By Susan Silberstein (not verified) on 21 Aug 2006 #permalink

I surely do not mean to say that all who contemplate or actually do suicide have expectations of a better afterlife. I mean only that some who do this have in their minds that they will find peace after death. But "finding peace" requires survival of death.

Susan, I doubt that your friend rationally thought it through. When you're in that sort of pain, rational evaluation is the last thing on your mind. But do not regret your actions - you did all that could be done. I regret mine when I didn't. I was a typical self-centred young man, but that doesn't lessen my failure.

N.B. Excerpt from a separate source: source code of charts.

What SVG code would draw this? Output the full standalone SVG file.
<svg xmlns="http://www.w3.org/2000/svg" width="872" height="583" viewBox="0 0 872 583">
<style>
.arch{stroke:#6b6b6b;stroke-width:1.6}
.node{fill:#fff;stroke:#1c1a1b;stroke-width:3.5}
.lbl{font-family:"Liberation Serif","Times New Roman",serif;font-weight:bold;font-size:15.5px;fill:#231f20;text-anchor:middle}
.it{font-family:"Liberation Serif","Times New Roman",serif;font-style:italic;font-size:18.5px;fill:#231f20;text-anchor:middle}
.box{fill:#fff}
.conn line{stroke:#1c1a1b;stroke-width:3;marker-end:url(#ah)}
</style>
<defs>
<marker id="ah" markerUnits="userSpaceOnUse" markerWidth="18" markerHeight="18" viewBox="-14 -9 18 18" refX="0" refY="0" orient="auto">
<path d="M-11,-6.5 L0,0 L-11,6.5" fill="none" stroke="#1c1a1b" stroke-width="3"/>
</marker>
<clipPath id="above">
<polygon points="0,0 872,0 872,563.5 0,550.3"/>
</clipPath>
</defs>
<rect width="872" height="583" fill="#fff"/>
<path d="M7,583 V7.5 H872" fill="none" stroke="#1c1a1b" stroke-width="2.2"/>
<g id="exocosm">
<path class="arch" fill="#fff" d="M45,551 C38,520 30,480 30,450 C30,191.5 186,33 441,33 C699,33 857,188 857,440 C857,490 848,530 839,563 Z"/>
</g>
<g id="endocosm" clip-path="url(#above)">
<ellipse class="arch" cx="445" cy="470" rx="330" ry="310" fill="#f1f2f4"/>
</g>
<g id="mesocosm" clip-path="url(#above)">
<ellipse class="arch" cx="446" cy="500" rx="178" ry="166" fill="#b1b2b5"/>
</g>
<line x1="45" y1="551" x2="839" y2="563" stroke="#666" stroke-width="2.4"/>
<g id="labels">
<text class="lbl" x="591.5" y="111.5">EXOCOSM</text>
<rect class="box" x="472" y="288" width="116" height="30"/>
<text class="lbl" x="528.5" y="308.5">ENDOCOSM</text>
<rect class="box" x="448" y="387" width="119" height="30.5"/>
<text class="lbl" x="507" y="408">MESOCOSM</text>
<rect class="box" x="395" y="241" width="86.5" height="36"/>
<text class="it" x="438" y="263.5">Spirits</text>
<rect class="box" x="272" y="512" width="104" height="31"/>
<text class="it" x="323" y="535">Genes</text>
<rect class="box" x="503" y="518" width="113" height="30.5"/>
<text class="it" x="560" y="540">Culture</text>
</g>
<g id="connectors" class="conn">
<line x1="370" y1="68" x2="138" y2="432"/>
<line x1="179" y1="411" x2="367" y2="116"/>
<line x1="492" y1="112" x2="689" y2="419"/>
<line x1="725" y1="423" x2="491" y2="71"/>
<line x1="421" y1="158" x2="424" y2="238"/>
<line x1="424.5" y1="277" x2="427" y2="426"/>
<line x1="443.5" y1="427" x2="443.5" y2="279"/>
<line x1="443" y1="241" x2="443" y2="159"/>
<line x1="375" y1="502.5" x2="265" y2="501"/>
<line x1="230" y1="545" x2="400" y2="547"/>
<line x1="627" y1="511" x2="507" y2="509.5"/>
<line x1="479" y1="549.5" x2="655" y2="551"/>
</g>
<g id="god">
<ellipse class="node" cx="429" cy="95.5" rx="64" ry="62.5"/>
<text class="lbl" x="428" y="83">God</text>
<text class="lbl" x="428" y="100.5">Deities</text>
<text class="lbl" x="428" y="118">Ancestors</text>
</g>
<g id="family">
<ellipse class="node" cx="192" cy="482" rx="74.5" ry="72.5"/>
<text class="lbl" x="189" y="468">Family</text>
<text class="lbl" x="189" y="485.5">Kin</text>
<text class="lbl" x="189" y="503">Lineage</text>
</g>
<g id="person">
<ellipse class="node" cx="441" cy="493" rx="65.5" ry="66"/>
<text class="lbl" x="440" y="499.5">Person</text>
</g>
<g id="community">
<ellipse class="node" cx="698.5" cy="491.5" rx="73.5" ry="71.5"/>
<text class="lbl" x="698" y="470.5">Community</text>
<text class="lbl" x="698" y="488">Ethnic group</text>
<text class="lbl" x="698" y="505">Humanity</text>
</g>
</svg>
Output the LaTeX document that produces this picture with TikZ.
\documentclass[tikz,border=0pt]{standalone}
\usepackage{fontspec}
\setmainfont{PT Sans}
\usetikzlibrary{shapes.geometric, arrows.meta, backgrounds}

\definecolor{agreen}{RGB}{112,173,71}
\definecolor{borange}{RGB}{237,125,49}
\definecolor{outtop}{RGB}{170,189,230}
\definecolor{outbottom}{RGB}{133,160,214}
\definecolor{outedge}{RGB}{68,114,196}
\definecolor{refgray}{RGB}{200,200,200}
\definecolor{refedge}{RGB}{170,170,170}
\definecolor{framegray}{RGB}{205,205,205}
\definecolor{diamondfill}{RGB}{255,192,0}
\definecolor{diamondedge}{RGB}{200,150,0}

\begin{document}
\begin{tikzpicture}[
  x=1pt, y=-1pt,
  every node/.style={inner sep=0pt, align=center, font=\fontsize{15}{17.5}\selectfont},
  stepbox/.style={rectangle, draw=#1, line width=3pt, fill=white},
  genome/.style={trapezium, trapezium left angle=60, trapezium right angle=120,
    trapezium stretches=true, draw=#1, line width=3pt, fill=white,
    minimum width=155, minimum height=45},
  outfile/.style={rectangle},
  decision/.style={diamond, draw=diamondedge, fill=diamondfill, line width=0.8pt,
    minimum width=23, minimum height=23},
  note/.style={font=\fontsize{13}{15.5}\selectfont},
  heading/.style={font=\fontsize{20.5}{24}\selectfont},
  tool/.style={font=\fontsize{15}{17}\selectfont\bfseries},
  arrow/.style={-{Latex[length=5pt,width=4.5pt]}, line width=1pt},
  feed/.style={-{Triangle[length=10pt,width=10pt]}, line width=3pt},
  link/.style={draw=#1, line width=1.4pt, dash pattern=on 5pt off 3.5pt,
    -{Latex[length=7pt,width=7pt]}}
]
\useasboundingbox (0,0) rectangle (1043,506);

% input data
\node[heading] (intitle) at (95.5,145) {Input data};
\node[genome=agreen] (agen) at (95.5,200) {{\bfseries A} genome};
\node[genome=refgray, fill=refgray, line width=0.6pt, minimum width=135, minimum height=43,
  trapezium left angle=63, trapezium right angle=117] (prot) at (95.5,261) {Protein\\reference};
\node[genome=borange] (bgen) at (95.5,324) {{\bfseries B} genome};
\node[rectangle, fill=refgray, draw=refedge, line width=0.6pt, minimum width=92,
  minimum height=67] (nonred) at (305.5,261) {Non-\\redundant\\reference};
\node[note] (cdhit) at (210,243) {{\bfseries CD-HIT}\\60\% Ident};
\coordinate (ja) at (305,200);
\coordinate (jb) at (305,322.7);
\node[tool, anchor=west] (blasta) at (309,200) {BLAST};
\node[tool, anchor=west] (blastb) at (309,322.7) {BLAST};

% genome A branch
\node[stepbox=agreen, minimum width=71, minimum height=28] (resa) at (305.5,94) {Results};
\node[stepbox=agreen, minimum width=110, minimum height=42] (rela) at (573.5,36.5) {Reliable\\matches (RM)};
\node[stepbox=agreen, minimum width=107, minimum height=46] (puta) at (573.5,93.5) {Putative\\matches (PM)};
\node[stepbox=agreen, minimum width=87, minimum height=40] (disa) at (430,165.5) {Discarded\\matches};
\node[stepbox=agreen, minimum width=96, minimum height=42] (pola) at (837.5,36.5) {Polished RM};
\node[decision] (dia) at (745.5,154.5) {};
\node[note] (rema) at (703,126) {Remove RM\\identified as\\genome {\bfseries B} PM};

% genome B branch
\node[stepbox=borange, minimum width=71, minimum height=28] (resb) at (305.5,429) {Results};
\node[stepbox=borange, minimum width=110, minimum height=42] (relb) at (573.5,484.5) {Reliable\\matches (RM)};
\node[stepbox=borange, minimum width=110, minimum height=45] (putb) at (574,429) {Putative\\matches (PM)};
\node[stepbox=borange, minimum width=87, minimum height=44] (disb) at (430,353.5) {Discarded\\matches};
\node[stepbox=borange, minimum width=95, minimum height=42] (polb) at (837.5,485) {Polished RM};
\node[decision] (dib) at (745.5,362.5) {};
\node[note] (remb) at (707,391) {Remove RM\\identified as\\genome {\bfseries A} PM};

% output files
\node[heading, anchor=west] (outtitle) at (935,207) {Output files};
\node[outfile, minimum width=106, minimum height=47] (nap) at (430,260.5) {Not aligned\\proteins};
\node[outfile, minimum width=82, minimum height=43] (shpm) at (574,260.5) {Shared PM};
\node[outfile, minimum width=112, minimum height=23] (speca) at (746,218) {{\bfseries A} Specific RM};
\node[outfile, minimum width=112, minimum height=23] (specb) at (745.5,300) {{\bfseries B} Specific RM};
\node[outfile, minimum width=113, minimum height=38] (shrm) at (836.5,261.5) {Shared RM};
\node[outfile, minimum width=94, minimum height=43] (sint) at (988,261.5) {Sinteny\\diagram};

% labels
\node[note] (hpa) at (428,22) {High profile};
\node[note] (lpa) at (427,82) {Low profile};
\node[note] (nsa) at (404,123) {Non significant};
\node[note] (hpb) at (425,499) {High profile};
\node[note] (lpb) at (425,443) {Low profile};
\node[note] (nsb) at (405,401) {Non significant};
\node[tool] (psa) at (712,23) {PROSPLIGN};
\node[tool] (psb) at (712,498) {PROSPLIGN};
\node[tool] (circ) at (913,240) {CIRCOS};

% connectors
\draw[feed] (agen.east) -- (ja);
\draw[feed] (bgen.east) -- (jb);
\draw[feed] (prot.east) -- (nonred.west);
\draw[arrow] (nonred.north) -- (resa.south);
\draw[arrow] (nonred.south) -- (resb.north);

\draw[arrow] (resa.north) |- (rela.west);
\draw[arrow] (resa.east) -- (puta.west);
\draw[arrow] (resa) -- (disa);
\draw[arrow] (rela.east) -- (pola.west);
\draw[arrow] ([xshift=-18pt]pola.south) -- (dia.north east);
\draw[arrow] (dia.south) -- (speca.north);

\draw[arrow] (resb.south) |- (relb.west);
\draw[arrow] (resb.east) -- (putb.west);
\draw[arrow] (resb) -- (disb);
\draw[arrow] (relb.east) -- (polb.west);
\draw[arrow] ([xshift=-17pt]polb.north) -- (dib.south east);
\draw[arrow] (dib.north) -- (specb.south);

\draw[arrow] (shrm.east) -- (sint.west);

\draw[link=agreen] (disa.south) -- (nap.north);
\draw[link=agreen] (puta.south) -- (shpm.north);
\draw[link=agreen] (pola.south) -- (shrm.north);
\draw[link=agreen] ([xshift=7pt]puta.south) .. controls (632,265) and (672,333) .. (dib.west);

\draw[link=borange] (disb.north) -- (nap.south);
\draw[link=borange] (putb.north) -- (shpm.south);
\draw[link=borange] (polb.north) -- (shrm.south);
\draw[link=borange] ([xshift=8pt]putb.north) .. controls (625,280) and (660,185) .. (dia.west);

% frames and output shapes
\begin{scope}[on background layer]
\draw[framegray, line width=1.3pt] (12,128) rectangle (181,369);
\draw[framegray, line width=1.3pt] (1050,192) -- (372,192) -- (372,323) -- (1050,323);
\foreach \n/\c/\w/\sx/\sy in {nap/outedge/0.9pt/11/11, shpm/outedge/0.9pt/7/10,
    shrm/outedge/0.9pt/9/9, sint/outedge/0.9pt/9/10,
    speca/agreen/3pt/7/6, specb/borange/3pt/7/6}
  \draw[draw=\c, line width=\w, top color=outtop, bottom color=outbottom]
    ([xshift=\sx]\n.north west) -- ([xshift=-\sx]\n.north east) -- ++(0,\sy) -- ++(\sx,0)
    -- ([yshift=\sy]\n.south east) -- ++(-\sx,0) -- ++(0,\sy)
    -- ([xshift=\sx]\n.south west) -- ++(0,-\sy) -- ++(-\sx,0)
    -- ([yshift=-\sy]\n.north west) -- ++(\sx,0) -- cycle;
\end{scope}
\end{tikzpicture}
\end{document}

And coincidentally, I just listened to this:

I never seen you looking so bad my funky one
You tell me that your superfine mind has come undone
CHORUS:
Any major dude with half a heart surely will tell you my friend
Any minor world that breaks apart falls together again
When the demon is at your door
In the morning it won't be there no more
Any major dude will tell you

Would that it were always true...

My sense is that philosphy rarely changes people -- they just pick the philosophies that match their own basic beliefs and attitudes. (For me, that's mostly Aristotle.)

Also, I'd guess that one of the basic reasons why I never actually attempted suicide was that despite being cursed with depression, I'm also blessed with a strong and supportive family. (Now proceeding into the next generation via my sisters and cousins!)

By David Harmon (not verified) on 21 Aug 2006 #permalink

On the other hand, I'm still smoking, even after my father died of lung cancer. (Sort of a slow-motion suicidal tendency.) But then, I've had five parents and step-parents who smoked at various times in my life.

By David Harmon (not verified) on 21 Aug 2006 #permalink

I realized that my interest in philosophy re: mental health is in large part motivated by the conflation of problems my ex had, only one of which was depression. Specifically, he was also paranoid-psychotic, and had lost his grasp on reality. Literally, he could no longer tell what was real, what was to be trusted, how to gain knowledge or certainty, etc., and this is what we spent hours and days talking about. I forget that these aren't traits of depression per se :o).

I have often thought that "Ordinary People" should be required viewing for Junior High School students, because of the frank discussion about teen suicide.

Also, Time did an article on the hundreds of kids killed by guns over the course of a year. Many, Many were suicides.

This post really caught my attention: for three years I was a volunteer on a phone helpline for people with suicidal feelings. The guidelines were: don't judge, don't give advice, always ask if a caller was suicidal, stick to feelings. Lots of people felt suicidal, wanted to unload repressed feelings and painful experiences and rang off feeling unburdened. I heard some hard, hard stories. Some had the pills (or other means) in front of them but didn't actually take them.

Sometimes, rarely, you sat and listened and talked while someone died at the far end of the phone: they wanted to explain to somebody who wouldn't condemn, wanted to sign off, wanted a voice with them while they died. If they changed their mind, we'd call paramedics, if they wanted to die we - remotely - went through it with them. You sat with a phone to your ear, listening, talking and eventually - silence. After a while listening to the silence, you have to hang up. There were many reasons, and it was not my place to judge but I can say this - if you're a friend or relative of someone who commits or attempts suicide, blaming yourself is egregiously wrong. You didn't fail them: if you're not suicidal you can't put yourself in the mind of a person making that decision so don't take that blame on yourself.

Your post opened the subject up, it's one most people find tough to cope with as a concept far less feeling suicidal temselves or caught up in the aftermath. I hadn't considered writing about it until promted by your post. Thanks for the kind words about Lunartalks.